Im Ergebnis handelt es sich bei dem Sammelbund um einen bunten Mix aus Aufsätzen, Rezensionen und Auszügen aus Monografien. Da etliche Beiträge bereits in bekannten Fachzeitschriften erschienen sind, ist die Frage, an wen sich der Band richtet, nicht einfach zu beantworten. Im einfachsten Fall an diejenigen, die sich mit dem Werk der Autoren gebündelt auseinandersetzen möchten. Die Einbeziehung von einigen älteren Beiträgen überzeugt nicht immer. Trotz guter Papierqualität stören vor allem drucktechnische Fehler auf etlichen Seiten (in der Hoffnung, dass dies nur das Rezensionsexemplar betrifft).

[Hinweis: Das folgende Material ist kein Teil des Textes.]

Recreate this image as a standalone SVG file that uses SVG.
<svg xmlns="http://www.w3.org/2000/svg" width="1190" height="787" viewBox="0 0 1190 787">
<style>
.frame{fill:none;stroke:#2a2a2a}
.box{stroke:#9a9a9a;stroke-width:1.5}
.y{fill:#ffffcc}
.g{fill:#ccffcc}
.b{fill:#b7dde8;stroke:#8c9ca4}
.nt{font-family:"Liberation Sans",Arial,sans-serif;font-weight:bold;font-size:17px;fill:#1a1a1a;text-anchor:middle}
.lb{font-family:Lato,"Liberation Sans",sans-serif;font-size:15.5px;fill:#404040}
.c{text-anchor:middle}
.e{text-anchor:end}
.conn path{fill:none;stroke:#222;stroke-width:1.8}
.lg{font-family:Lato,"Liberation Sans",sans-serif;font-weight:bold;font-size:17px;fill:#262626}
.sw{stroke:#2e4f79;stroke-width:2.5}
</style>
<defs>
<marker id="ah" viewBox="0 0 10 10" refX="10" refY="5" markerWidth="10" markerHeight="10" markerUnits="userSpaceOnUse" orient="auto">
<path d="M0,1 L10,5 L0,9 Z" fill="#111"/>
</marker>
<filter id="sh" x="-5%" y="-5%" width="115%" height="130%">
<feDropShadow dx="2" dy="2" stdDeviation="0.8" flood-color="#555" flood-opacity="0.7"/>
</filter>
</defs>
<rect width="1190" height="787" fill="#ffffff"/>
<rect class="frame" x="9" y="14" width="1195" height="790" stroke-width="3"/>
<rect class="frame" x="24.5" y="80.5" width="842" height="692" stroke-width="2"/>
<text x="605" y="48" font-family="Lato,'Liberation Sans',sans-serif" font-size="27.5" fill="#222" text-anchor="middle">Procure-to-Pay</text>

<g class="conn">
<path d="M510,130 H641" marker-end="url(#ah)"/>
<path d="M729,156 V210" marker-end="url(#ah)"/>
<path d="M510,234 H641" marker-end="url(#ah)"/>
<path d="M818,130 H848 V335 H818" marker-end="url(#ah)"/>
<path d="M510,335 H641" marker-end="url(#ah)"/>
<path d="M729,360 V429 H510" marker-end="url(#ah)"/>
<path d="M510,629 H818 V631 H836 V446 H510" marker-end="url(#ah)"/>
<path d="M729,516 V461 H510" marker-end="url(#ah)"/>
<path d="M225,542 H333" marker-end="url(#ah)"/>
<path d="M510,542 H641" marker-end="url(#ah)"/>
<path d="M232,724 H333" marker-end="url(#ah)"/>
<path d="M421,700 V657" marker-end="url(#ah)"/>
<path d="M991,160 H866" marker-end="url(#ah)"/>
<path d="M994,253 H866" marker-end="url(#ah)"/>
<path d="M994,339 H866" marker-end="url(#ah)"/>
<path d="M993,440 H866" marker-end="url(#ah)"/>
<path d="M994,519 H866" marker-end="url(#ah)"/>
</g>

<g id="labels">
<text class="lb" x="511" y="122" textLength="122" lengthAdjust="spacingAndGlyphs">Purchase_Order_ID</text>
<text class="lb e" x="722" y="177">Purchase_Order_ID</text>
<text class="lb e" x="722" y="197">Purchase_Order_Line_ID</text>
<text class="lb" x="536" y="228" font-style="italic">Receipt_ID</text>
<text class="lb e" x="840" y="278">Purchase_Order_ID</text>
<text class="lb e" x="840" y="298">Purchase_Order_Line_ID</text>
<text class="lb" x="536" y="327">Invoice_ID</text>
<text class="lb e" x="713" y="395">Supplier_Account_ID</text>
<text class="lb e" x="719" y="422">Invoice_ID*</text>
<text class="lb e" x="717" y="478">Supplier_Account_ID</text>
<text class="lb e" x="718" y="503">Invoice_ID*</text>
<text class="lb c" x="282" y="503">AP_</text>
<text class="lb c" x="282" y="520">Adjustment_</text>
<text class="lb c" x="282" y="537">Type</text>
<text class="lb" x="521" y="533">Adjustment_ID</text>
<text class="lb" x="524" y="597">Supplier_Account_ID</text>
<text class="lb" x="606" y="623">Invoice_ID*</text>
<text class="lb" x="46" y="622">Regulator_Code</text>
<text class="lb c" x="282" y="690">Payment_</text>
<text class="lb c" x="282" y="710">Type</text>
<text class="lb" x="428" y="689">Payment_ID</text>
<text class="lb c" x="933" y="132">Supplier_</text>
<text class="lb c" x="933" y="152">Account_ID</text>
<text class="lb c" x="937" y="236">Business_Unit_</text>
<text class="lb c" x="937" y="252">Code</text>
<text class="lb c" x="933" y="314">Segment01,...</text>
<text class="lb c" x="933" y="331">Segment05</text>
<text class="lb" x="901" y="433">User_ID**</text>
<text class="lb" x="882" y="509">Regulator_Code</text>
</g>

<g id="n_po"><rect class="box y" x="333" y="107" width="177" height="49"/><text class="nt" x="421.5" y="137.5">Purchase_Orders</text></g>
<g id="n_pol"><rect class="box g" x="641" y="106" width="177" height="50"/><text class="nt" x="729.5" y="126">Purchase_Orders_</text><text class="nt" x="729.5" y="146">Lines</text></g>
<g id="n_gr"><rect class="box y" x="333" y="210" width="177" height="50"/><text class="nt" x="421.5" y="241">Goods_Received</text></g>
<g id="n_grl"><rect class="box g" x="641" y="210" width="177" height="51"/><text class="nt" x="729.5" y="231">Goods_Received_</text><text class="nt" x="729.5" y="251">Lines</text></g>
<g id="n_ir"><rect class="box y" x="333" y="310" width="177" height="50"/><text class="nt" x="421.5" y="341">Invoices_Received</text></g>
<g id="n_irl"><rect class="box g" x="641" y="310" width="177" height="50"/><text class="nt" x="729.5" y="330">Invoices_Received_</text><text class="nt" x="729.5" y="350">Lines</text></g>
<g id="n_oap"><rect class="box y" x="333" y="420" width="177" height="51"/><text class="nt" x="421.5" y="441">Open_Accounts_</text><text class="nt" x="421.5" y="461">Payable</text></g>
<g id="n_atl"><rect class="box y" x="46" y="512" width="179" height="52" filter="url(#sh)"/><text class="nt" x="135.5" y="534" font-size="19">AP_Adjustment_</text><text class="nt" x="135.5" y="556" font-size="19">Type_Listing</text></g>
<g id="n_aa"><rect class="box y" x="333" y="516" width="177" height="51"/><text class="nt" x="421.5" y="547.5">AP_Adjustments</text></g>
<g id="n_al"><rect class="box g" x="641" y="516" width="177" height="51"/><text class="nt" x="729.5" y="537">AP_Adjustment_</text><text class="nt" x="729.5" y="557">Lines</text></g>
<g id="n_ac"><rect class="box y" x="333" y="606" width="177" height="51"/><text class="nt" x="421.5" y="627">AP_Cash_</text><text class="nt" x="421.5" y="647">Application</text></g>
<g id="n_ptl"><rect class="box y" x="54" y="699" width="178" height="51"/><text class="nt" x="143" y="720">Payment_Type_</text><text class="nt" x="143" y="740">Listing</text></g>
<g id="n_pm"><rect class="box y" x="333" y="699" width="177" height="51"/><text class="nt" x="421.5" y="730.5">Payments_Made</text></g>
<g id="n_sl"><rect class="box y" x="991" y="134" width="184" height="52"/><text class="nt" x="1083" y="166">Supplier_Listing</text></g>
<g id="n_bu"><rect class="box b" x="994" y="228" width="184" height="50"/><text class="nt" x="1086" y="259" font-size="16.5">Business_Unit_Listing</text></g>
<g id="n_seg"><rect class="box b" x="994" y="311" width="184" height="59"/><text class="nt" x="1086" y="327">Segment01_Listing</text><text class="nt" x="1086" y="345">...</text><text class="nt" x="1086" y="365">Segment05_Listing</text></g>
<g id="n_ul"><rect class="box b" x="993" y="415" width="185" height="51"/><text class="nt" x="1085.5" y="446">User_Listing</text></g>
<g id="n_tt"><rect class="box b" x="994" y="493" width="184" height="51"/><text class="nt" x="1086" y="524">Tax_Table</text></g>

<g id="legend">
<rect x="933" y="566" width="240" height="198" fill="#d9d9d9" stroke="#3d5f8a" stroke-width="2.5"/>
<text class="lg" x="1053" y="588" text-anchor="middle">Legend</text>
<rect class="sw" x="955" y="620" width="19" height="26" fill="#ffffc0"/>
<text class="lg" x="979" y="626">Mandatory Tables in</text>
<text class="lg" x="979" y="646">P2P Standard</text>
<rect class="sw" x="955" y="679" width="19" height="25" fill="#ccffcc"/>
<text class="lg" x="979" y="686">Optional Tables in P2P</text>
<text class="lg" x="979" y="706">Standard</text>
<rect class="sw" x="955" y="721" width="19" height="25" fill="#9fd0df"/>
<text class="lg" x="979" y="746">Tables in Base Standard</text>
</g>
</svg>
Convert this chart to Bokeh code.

Karsten Lauber, April 2020

[1] Verfügbar unter http://d-nb.info/1203984928.

[2] Vgl. https://www.jbös.de/buecher/archiv. Abgerufen am: 26.04.2020.

[3][3] Feltes, T. (1990): Polizei, Bürger und Gemeinwesen, in: Neue Kriminalpolitik, Nr. 4/1990, S. 32-39.

[4] Baier,R.; Feltes, T. (1994): Kommunale Kriminalprävention, in: Kriminalistik, 11/1994, S. 693-697.

[5] Vgl. Feltes, T. (1990): Polizei, Bürger und Gemeinwesen, in: Neue Kriminalpolitik, Nr. 4/1990, S. 32-39.

[6] Vgl. Polizei & Wissenschaft, Nr. 1/2015.